If you want learn more – and please do, it’s mind-blowing! – I recommend you visit these pages:
As for the future of fusion and when it will fulfil its promise, experts expect the 2030’s to be the decade of commercial fusion power. Full stop.
The places we cannot afford to destroy
In other news, the places humanity must not destroy to avoid climate chaos have been revealed.
A detailed new mapping has pinpointed the carbon-rich forests and peatlands that humanity cannot afford to destroy if climate catastrophe is to be avoided. The vast forests and peatlands of Russia, Canada and the US are vital, researchers found, as are tropical forests in the Amazon, Congo and south-east Asia.
Environmentalists do not have greener portfolios
Now onto Sweden, which is one of the most mature ESG markets in the world. An interesting study from this elongated country tells us something about how challenging ESG must be in so many other places too.
The study surveyed a large sample of Swedish households and connected the responses to administrative data to relate pro-environmental attitudes and values to actual investment decisions.
The result? Surprisingly, and sadly, pro-environment households are not more likely to hold pro-environment portfolios.
This results from financial disengagement in general: they are less likely to own stocks, check pension balances, or make green active retirement planning choices.
You can find the study here.
How did Activision pass the ESG Test?
Meanwhile – in a news that could also explain some of the reluctance towards ESG investing – asset managers seem willing to include any company paying lip service to progressive priorities.
Just how thorough are investment managers when they screen the companies in their ESG funds? Not very, if the example of video game company Activision Blizzard is typical.

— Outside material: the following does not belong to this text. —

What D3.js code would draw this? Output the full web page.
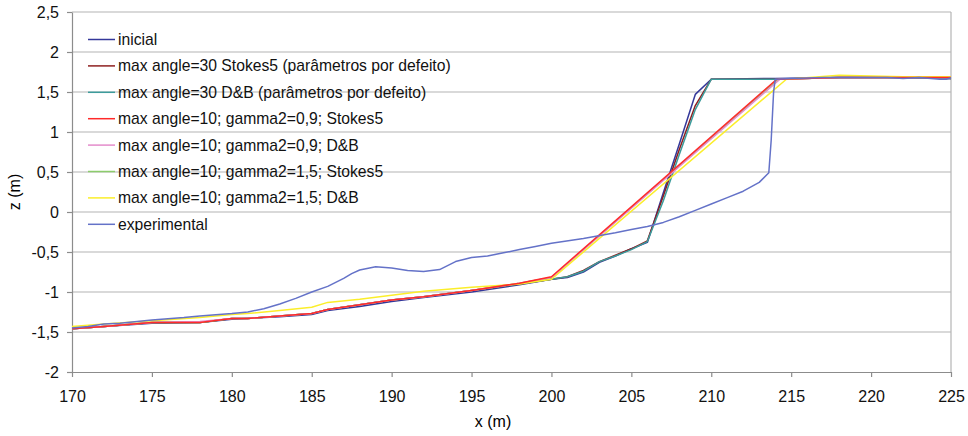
<!DOCTYPE html>
<meta charset="utf-8">
<title>Perfis de praia</title>
<style>

body {
  margin: 0px;
  background: #fff;
}

svg {
  font-family: Arial, "Liberation Sans", sans-serif;
}

.grid line {
  stroke: #b4b4b4;
  stroke-width: 1.2px;
}

.axis path, .axis line {
  stroke: #8c8c8c;
  stroke-width: 1.2px;
}

.axis text {
  font-size: 16px;
  fill: #111;
}

.serie {
  fill: none;
  stroke-width: 1.5px;
  stroke-linejoin: round;
}

.legend text {
  font-size: 15.7px;
  fill: #111;
}

</style>

<script src="https://d3js.org/d3.v7.min.js"></script>

<body>
<script>

var width = 968, height = 436;

// perfil inicial
var xInicial = [170, 172, 175, 178, 180, 183, 185, 186, 188, 190, 192, 195, 198, 200, 201, 202, 203, 204, 205, 206, 207, 208, 209, 210, 214, 218, 222, 225];
var zInicial = [-1.46, -1.43, -1.39, -1.38, -1.34, -1.31, -1.28, -1.23, -1.18, -1.12, -1.07, -1.00, -0.91, -0.84, -0.82, -0.75, -0.63, -0.55, -0.46, -0.38, 0.24, 0.85, 1.47, 1.66, 1.67, 1.68, 1.68, 1.67];

// max angle=30, parametros por defeito
var xMax30 = [170, 172, 175, 178, 180, 181, 183, 185, 186, 188, 190, 192, 195, 198, 200, 201, 202, 203, 204, 205, 206, 207, 208, 209, 210, 214, 218, 222, 225];
var zMax30Stokes = [-1.46, -1.43, -1.38, -1.38, -1.33, -1.33, -1.30, -1.27, -1.22, -1.16, -1.10, -1.06, -0.98, -0.90, -0.84, -0.81, -0.73, -0.62, -0.54, -0.46, -0.36, 0.20, 0.78, 1.33, 1.66, 1.66, 1.68, 1.68, 1.67];
var zMax30DB = [-1.46, -1.43, -1.38, -1.38, -1.33, -1.33, -1.30, -1.27, -1.22, -1.16, -1.10, -1.06, -0.98, -0.90, -0.84, -0.81, -0.74, -0.62, -0.55, -0.47, -0.37, 0.14, 0.72, 1.28, 1.66, 1.66, 1.68, 1.68, 1.67];

// max angle=10
var xMax10 = [170, 172, 175, 178, 180, 181, 183, 185, 186, 188, 190, 192, 195, 198, 200];
var zG09Stokes = [-1.46, -1.43, -1.38, -1.38, -1.33, -1.33, -1.30, -1.27, -1.22, -1.16, -1.10, -1.06, -0.98, -0.89, -0.81];
var zG09DB = [-1.46, -1.43, -1.38, -1.37, -1.33, -1.33, -1.30, -1.27, -1.22, -1.16, -1.10, -1.06, -0.98, -0.89, -0.82];
var zG15Stokes = [-1.46, -1.43, -1.38, -1.38, -1.33, -1.33, -1.30, -1.27, -1.22, -1.16, -1.10, -1.06, -0.98, -0.89, -0.82];
var zG15DB = [-1.43, -1.40, -1.36, -1.32, -1.28, -1.27, -1.23, -1.19, -1.13, -1.09, -1.04, -0.99, -0.94, -0.90, -0.84];
// topo do talude e berma
var xTopo = [214.1, 214.3, 214.2, 214.7];
var xBerma = [218, 222, 225];
var zBerma = [1.68, 1.68, 1.68];
var zBermaYellow = [1.71, 1.69, 1.69];

// experimental
var xExp = [170, 171, 172, 173, 175, 177, 178, 180, 181, 182, 183, 184, 185, 186, 187, 187.5, 188, 189, 190, 191, 192, 193, 193.5, 194, 195, 196, 197, 198, 199, 200, 202, 204, 205, 206, 207, 208, 209, 210, 211, 212, 213, 213.6, 213.75, 213.9, 214, 215, 217, 219, 221, 222, 223, 224.3, 224.7, 225];
var zExp = [-1.45, -1.43, -1.40, -1.39, -1.35, -1.32, -1.30, -1.27, -1.25, -1.21, -1.15, -1.08, -1.00, -0.93, -0.83, -0.77, -0.725, -0.685, -0.70, -0.73, -0.745, -0.72, -0.67, -0.62, -0.57, -0.55, -0.51, -0.47, -0.43, -0.39, -0.33, -0.26, -0.22, -0.18, -0.13, -0.06, 0.02, 0.10, 0.18, 0.26, 0.37, 0.49, 0.90, 1.50, 1.66, 1.67, 1.68, 1.68, 1.68, 1.67, 1.68, 1.66, 1.66, 1.68];

var names = [
  "inicial",
  "max angle=30 Stokes5 (parâmetros por defeito)",
  "max angle=30 D&B (parâmetros por defeito)",
  "max angle=10; gamma2=0,9; Stokes5",
  "max angle=10; gamma2=0,9; D&B",
  "max angle=10; gamma2=1,5; Stokes5",
  "max angle=10; gamma2=1,5; D&B",
  "experimental"
];
var colors = ["#34389a", "#8e1f1f", "#3c9c9c", "#ff2a2a", "#e48ccb", "#8ccc6c", "#fbee2a", "#6472c8"];

var xTicks = d3.range(170, 226, 5);
var zTicks = d3.range(-2, 2.51, 0.5);

function zip(xs, zs) {
  return xs.map(function(x, i) { return [x, zs[i]]; });
}

var series = [
  zip(xInicial, zInicial),
  zip(xMax30, zMax30Stokes),
  zip(xMax30, zMax30DB),
  zip(xMax10, zG09Stokes).concat([[xTopo[0], 1.66]], zip(xBerma, zBerma)),
  zip(xMax10, zG09DB).concat([[xTopo[1], 1.66]], zip(xBerma, zBerma)),
  zip(xMax10, zG15Stokes).concat([[xTopo[2], 1.66]], zip(xBerma, zBerma)),
  zip(xMax10, zG15DB).concat([[xTopo[3], 1.66]], zip(xBerma, zBermaYellow)),
  zip(xExp, zExp)
];
// order in which the lines are drawn (red above pink and green)
var drawOrder = [0, 1, 2, 5, 4, 6, 3, 7];

var margin = {top: 12, right: 17, bottom: 64, left: 72};

var x = d3.scaleLinear()
    .domain([170, 225])
    .range([margin.left, width - margin.right]);

var y = d3.scaleLinear()
    .domain([-2, 2.5])
    .range([height - margin.bottom, margin.top]);

var pt = d3.formatLocale({decimal: ",", thousands: ".", grouping: [3], currency: ["", ""], minus: "-"});
var fmt = pt.format("~f");

var svg = d3.select("body").append("svg")
    .attr("width", width)
    .attr("height", height);

// horizontal gridlines
svg.append("g")
    .attr("class", "grid")
  .selectAll("line")
    .data(zTicks.filter(function(d) { return d > -2; }))
  .enter().append("line")
    .attr("x1", x(170))
    .attr("x2", x(225))
    .attr("y1", function(d) { return y(d); })
    .attr("y2", function(d) { return y(d); });

// right border
svg.append("line")
    .attr("x1", x(225)).attr("x2", x(225))
    .attr("y1", y(2.5)).attr("y2", y(-2))
    .style("stroke", "#b4b4b4")
    .style("stroke-width", "1.2px");

svg.append("g")
    .attr("class", "axis")
    .attr("transform", "translate(0," + y(-2) + ")")
    .call(d3.axisBottom(x).tickValues(xTicks).tickSize(5).tickSizeOuter(0).tickPadding(14).tickFormat(fmt));

svg.append("g")
    .attr("class", "axis")
    .attr("transform", "translate(" + x(170) + ",0)")
    .call(d3.axisLeft(y).tickValues(zTicks).tickSize(5).tickSizeOuter(0).tickPadding(8).tickFormat(fmt));

// axis titles
svg.append("text")
    .attr("x", 493)
    .attr("y", 427)
    .style("font-size", "16px")
    .style("text-anchor", "middle")
    .text("x (m)");

svg.append("text")
    .attr("transform", "translate(20,192) rotate(-90)")
    .style("font-size", "16px")
    .style("text-anchor", "middle")
    .text("z (m)");

var line = d3.line()
    .x(function(d) { return x(d[0]); })
    .y(function(d) { return y(d[1]); });

svg.append("g").selectAll("path")
    .data(drawOrder)
  .enter().append("path")
    .attr("class", "serie")
    .attr("d", function(i) { return line(series[i]); })
    .style("stroke", function(i) { return colors[i]; });

// legend
var legend = svg.append("g")
    .attr("class", "legend")
  .selectAll("g")
    .data(names)
  .enter().append("g")
    .attr("transform", function(d, i) { return "translate(88," + (39.5 + i * 26.4) + ")"; });

legend.append("line")
    .attr("x1", 0)
    .attr("x2", 27)
    .style("stroke", function(d, i) { return colors[i]; })
    .style("stroke-width", "1.5px");

legend.append("text")
    .attr("x", 30)
    .attr("dy", "0.35em")
    .text(function(d) { return d; });

</script>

Activision – the maker of “Call of Duty,” “World of Warcraft” and “Candy Crush Saga” – has drawn numerous complaints from employees and regulators of sexual misconduct, retaliation and discrimination, yet it’s included in many prominent ESG funds.
In July, the company was sued by the California Department of Fair Employment and Housing. Among other things, the state alleged “women were subjected to constant sexual harassment, including groping, comments, and advances,” and “the company’s executives and human resources personnel knew of the harassment and failed to take reasonable steps to prevent the unlawful conduct, and instead retaliated against women who complained.”
One employee committed suicide after male co-workers allegedly passed around a picture of her genitals at a holiday party.
Activision says the lawsuit is “meritless and irresponsible.”
Company valuations and climate strategies are poles apart
Analyses of companies globally by management consultancy Kearney in November, as well as data by Credit Suisse Group AG published in April (CSGN.S), has found that companies that lowered their emissions in sectors where doing so was expensive and government regulation was limited were valued less, on average, than more emitting peers.
Investors were only found to reward the most emitting companies, such as energy, mining and heavy industry, for taking action on climate change when the cost of doing so was relatively small and government support and regulations were relatively strong.
“Investors want climate leadership, they want tangible transition plans, but at the same time they are only willing to reward companies that can do so without sacrificing returns,” Betty Jiang, Credit Suisse’s head of U.S. ESG research, said.
And that is the core of the challenge for the entire ESG wonderland!